If you're worried at all about not being able to wipe your blade off regularly during prep then go stainless. I would still suggest the FuRinKaZan Swedish Stainless Sujihiki or especially the Ashi Ginga Swedish Stainless since you like the handle style and you're wanting this for chopping and the Ginga should be thin


----------



## millionsknives (Apr 25, 2014)

If you're using a sujihiki as your main knife..  I would guess you will sharpen it away to nothing within 2-3 years.


----------



## mackan110 (Dec 5, 2015)

I have more knives but the sujihiki will be my main (if o like it). 

It is important that the knife can be used for beef pork etc. So i can port the beef. 

I will be able to take care of the knife. Will just take a towel so no problem. 

Which Steele is best? Only Read some aboud the masamoto ks and it is "one of the best knives"


----------



## foody518 (Aug 6, 2015)

Likely most impressions about these lines refer to the gyutos, so can't say definitively on the sujihikis and what to expect (I don't own a sujihiki).

Well, the Masamoto KS is monosteel White #2 which is more fine-grained and has good edge taking capabilities. But do you have a firm budget cutoff? Big difference from the original <$200 requested range. And if the KS's $263+7 for shipping is okay, then there's may be some other things worth looking at now and because carbon steel knives can now be taken into consideration

http://japanesechefsknife.com/SwedenSteelSeries.html#SwedenSteel if western handle is okay, the listed blade width on the 240mm is 4mm taller than what the KS lists, which is going to help for board work.


----------



## rick alan (Nov 15, 2012)

I think it was a bit over enthusiastic to say the KS had magical steel, and anyways it seems Masamoto has been riding on their reputation for a while now, the quality isn't what it used to be. On the larger side you might also take a look at the Hiromoto Gin 3 at JCK. They have nicely slender Western handles. http://www.japanesechefsknife.com/Page4.html#GingamiNo.3


----------



## mackan110 (Dec 5, 2015)

the 240mm sujihiki is sould out (dont like the one with dimples)

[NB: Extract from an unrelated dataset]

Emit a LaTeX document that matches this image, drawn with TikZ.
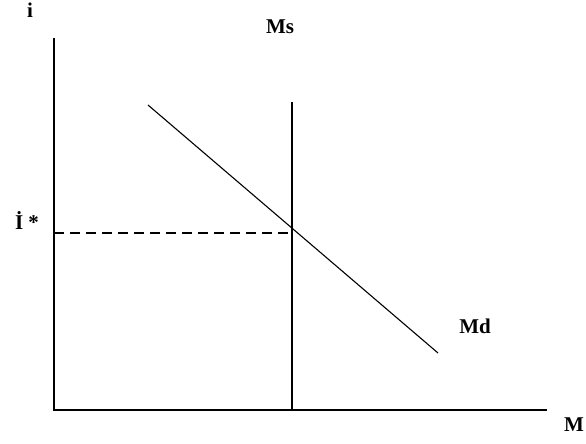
\documentclass[tikz,border=0pt]{standalone}
\usepackage{fontspec}
\setmainfont{Liberation Serif}
\begin{document}
\begin{tikzpicture}[x=1pt,y=-1pt,
  axis/.style={line width=1.3pt,black},
  curve/.style={line width=1.1pt,black},
  lbl/.style={font=\fontsize{21}{23}\selectfont\bfseries,inner sep=0pt}]
\useasboundingbox (0,0) rectangle (586,444);
\coordinate (O) at (54,410);
\coordinate (ytop) at (54,38);
\coordinate (xend) at (547,410);
\coordinate (mstop) at (292,102);
\coordinate (msbot) at (292,410);
\coordinate (eq) at (292,233);
\coordinate (ieq) at (54,233);
\coordinate (mda) at (148,105);
\coordinate (mdb) at (438,353);
\draw[axis] (ytop) -- (O) -- (xend);
\draw[curve] (mstop) -- (msbot);
\draw[curve] (mda) -- (mdb);
\draw[curve,dash pattern=on 10pt off 6pt] (ieq) -- (eq);
\node[lbl] (li) at (30,10) {i};
\node[lbl] (lms) at (280,27) {Ms};
\node[lbl] (lis) at (27,221) {İ *};
\node[lbl] (lmd) at (475,326) {Md};
\node[lbl] (lm) at (574,425) {M};
\end{tikzpicture}
\end{document}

if you would spend 200-250$ on a sujihiki that you can slice meat, fish and veg with. which one?

pref WA-handle


----------



## rick alan (Nov 15, 2012)

If I knew more about the Fu Rin Ka Zan I might favor it over the Ginga (Swedish AEB-L stainless or White 2), because I like R2 steel.  Fully stainless, gets sharp as carbon, very good edge retention with a conservative microbevel.  The Yoshihiro powdered steel claims laser thinness, would have very good edge holding and seems like a great deal.

You're going to have to make the decision based on all that you've read here, or elsewhere.


----------



## foody518 (Aug 6, 2015)

http://www.cleancut.se/ A Swedish vendor, if that helps


----------